GOAL:
With the images removed, repeat the data below exactly.

SUPPLIED DATA:
** Start **

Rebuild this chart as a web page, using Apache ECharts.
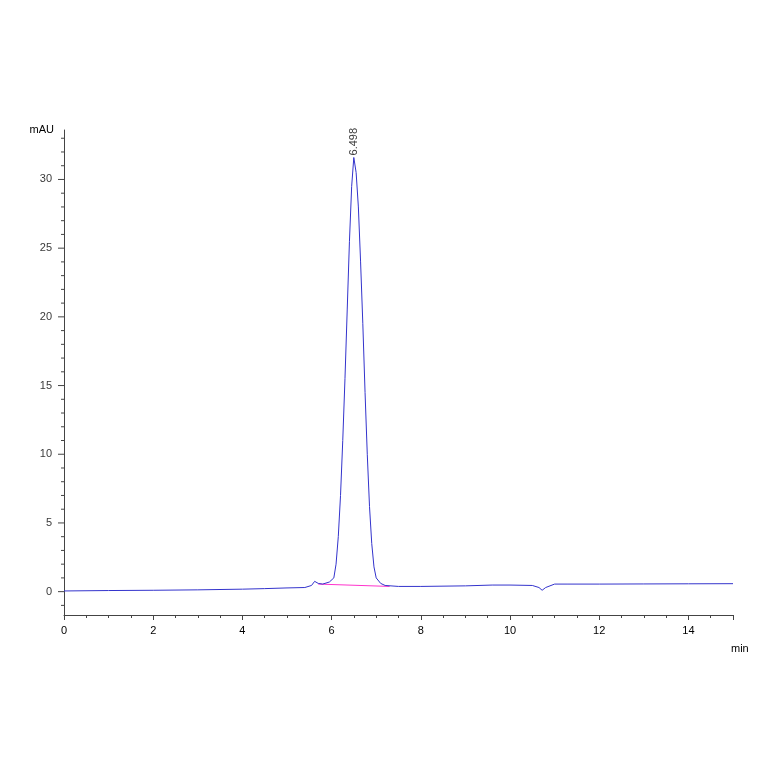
<!DOCTYPE html><html><head><meta charset="utf-8"><script src="https://cdn.jsdelivr.net/npm/echarts@6/dist/echarts.min.js"></script></head><body style="margin:0;background:#fff"><div id="c" style="width:764px;height:764px"></div><script>
const signal=[[0,0.05],[1,0.08],[2,0.1],[3,0.13],[4,0.18],[4.5,0.22],[5,0.27],[5.4,0.3],[5.55,0.45],[5.62,0.75],[5.7,0.6],[5.8,0.55],[5.95,0.7],[6.05,1.0],[6.1,2.0],[6.15,4.0],[6.2,7.0],[6.25,11.0],[6.3,15.5],[6.35,20.5],[6.4,25.5],[6.45,29.5],[6.498,31.6],[6.55,30.5],[6.6,28.0],[6.65,24.0],[6.7,19.5],[6.75,14.5],[6.8,10.0],[6.85,6.2],[6.9,3.5],[6.95,1.8],[7.0,1.0],[7.1,0.6],[7.2,0.45],[7.5,0.38],[8,0.38],[9,0.42],[9.6,0.48],[10,0.48],[10.5,0.45],[10.65,0.3],[10.72,0.1],[10.8,0.3],[11,0.55],[11.3,0.55],[12,0.55],[13,0.56],[14,0.57],[15,0.58]];
const baseline=[[5.7,0.55],[7.3,0.38]];
const peakX=6.498, peakY=31.6, peakLabel='6.498';
const xTicks=[0,2,4,6,8,10,12,14], yTicks=[0,5,10,15,20,25,30];
const ch=echarts.init(document.getElementById('c'));
const ax={fontFamily:'Liberation Sans',fontSize:11,color:'#000'};
ch.setOption({animation:false,
grid:{left:64,right:31,top:130,bottom:149},
xAxis:{type:'value',min:0,max:15,interval:2,name:'min',nameLocation:'end',nameGap:-2,nameTextStyle:{...ax,padding:[28,0,0,0],verticalAlign:'top'},
axisLine:{onZero:false,lineStyle:{color:'#444'}},axisTick:{lineStyle:{color:'#444'},length:5},minorTick:{show:true,splitNumber:4,length:3,lineStyle:{color:'#444'}},
axisLabel:{...ax,margin:10,formatter:v=>xTicks.includes(v)?v:''},splitLine:{show:false}},
yAxis:{type:'value',min:-1.7,max:33.6,name:'mAU',nameLocation:'end',nameGap:-5,nameTextStyle:{...ax,align:'right',padding:[0,10,0,0]},
axisLine:{lineStyle:{color:'#444'}},axisTick:{show:false},splitLine:{show:false},axisLabel:{show:false}},
series:[
{type:'line',data:signal,showSymbol:false,lineStyle:{color:'#3333cc',width:1},z:3},
{type:'line',data:baseline,showSymbol:false,lineStyle:{color:'#ff33cc',width:1},z:2},
{type:'scatter',data:[[peakX,peakY]],symbolSize:0,label:{show:true,formatter:peakLabel,rotate:90,position:'top',distance:2,align:'left',verticalAlign:'middle',fontFamily:'Liberation Sans',fontSize:11,color:'#000'}},
{type:'scatter',data:yTicks.map(v=>[0,v]),symbolSize:0,label:{show:true,formatter:p=>p.value[1],position:'left',distance:12,...ax}},
{type:'line',data:[],markLine:{silent:true,symbol:'none',label:{show:false},lineStyle:{color:'#444',width:1,type:'solid'},data:[]}}
],
graphic:[]});
// y ticks (major & minor) drawn via convertToPixel
const g=[];
for(let v=-1;v<=33;v++){const p=ch.convertToPixel({gridIndex:0},[0,v]);const L=v%5===0?6:3;g.push({type:'line',shape:{x1:p[0]-L,y1:p[1],x2:p[0],y2:p[1]},style:{stroke:'#444'}});}
ch.setOption({graphic:g});
</script></body></html>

** End **

WRITTEN ANSWER:
Rebuild this chart as a web page, using Apache ECharts.
<!DOCTYPE html><html><head><meta charset="utf-8"><script src="https://cdn.jsdelivr.net/npm/echarts@6/dist/echarts.min.js"></script></head><body style="margin:0;background:#fff"><div id="c" style="width:764px;height:764px"></div><script>
const signal=[[0,0.05],[1,0.08],[2,0.1],[3,0.13],[4,0.18],[4.5,0.22],[5,0.27],[5.4,0.3],[5.55,0.45],[5.62,0.75],[5.7,0.6],[5.8,0.55],[5.95,0.7],[6.05,1.0],[6.1,2.0],[6.15,4.0],[6.2,7.0],[6.25,11.0],[6.3,15.5],[6.35,20.5],[6.4,25.5],[6.45,29.5],[6.498,31.6],[6.55,30.5],[6.6,28.0],[6.65,24.0],[6.7,19.5],[6.75,14.5],[6.8,10.0],[6.85,6.2],[6.9,3.5],[6.95,1.8],[7.0,1.0],[7.1,0.6],[7.2,0.45],[7.5,0.38],[8,0.38],[9,0.42],[9.6,0.48],[10,0.48],[10.5,0.45],[10.65,0.3],[10.72,0.1],[10.8,0.3],[11,0.55],[11.3,0.55],[12,0.55],[13,0.56],[14,0.57],[15,0.58]];
const baseline=[[5.7,0.55],[7.3,0.38]];
const peakX=6.498, peakY=31.6, peakLabel='6.498';
const xTicks=[0,2,4,6,8,10,12,14], yTicks=[0,5,10,15,20,25,30];
const ch=echarts.init(document.getElementById('c'));
const ax={fontFamily:'Liberation Sans',fontSize:11,color:'#000'};
ch.setOption({animation:false,
grid:{left:64,right:31,top:130,bottom:149},
xAxis:{type:'value',min:0,max:15,interval:2,name:'min',nameLocation:'end',nameGap:-2,nameTextStyle:{...ax,padding:[28,0,0,0],verticalAlign:'top'},
axisLine:{onZero:false,lineStyle:{color:'#444'}},axisTick:{lineStyle:{color:'#444'},length:5},minorTick:{show:true,splitNumber:4,length:3,lineStyle:{color:'#444'}},
axisLabel:{...ax,margin:10,formatter:v=>xTicks.includes(v)?v:''},splitLine:{show:false}},
yAxis:{type:'value',min:-1.7,max:33.6,name:'mAU',nameLocation:'end',nameGap:-5,nameTextStyle:{...ax,align:'right',padding:[0,10,0,0]},
axisLine:{lineStyle:{color:'#444'}},axisTick:{show:false},splitLine:{show:false},axisLabel:{show:false}},
series:[
{type:'line',data:signal,showSymbol:false,lineStyle:{color:'#3333cc',width:1},z:3},
{type:'line',data:baseline,showSymbol:false,lineStyle:{color:'#ff33cc',width:1},z:2},
{type:'scatter',data:[[peakX,peakY]],symbolSize:0,label:{show:true,formatter:peakLabel,rotate:90,position:'top',distance:2,align:'left',verticalAlign:'middle',fontFamily:'Liberation Sans',fontSize:11,color:'#000'}},
{type:'scatter',data:yTicks.map(v=>[0,v]),symbolSize:0,label:{show:true,formatter:p=>p.value[1],position:'left',distance:12,...ax}},
{type:'line',data:[],markLine:{silent:true,symbol:'none',label:{show:false},lineStyle:{color:'#444',width:1,type:'solid'},data:[]}}
],
graphic:[]});
// y ticks (major & minor) drawn via convertToPixel
const g=[];
for(let v=-1;v<=33;v++){const p=ch.convertToPixel({gridIndex:0},[0,v]);const L=v%5===0?6:3;g.push({type:'line',shape:{x1:p[0]-L,y1:p[1],x2:p[0],y2:p[1]},style:{stroke:'#444'}});}
ch.setOption({graphic:g});
</script></body></html>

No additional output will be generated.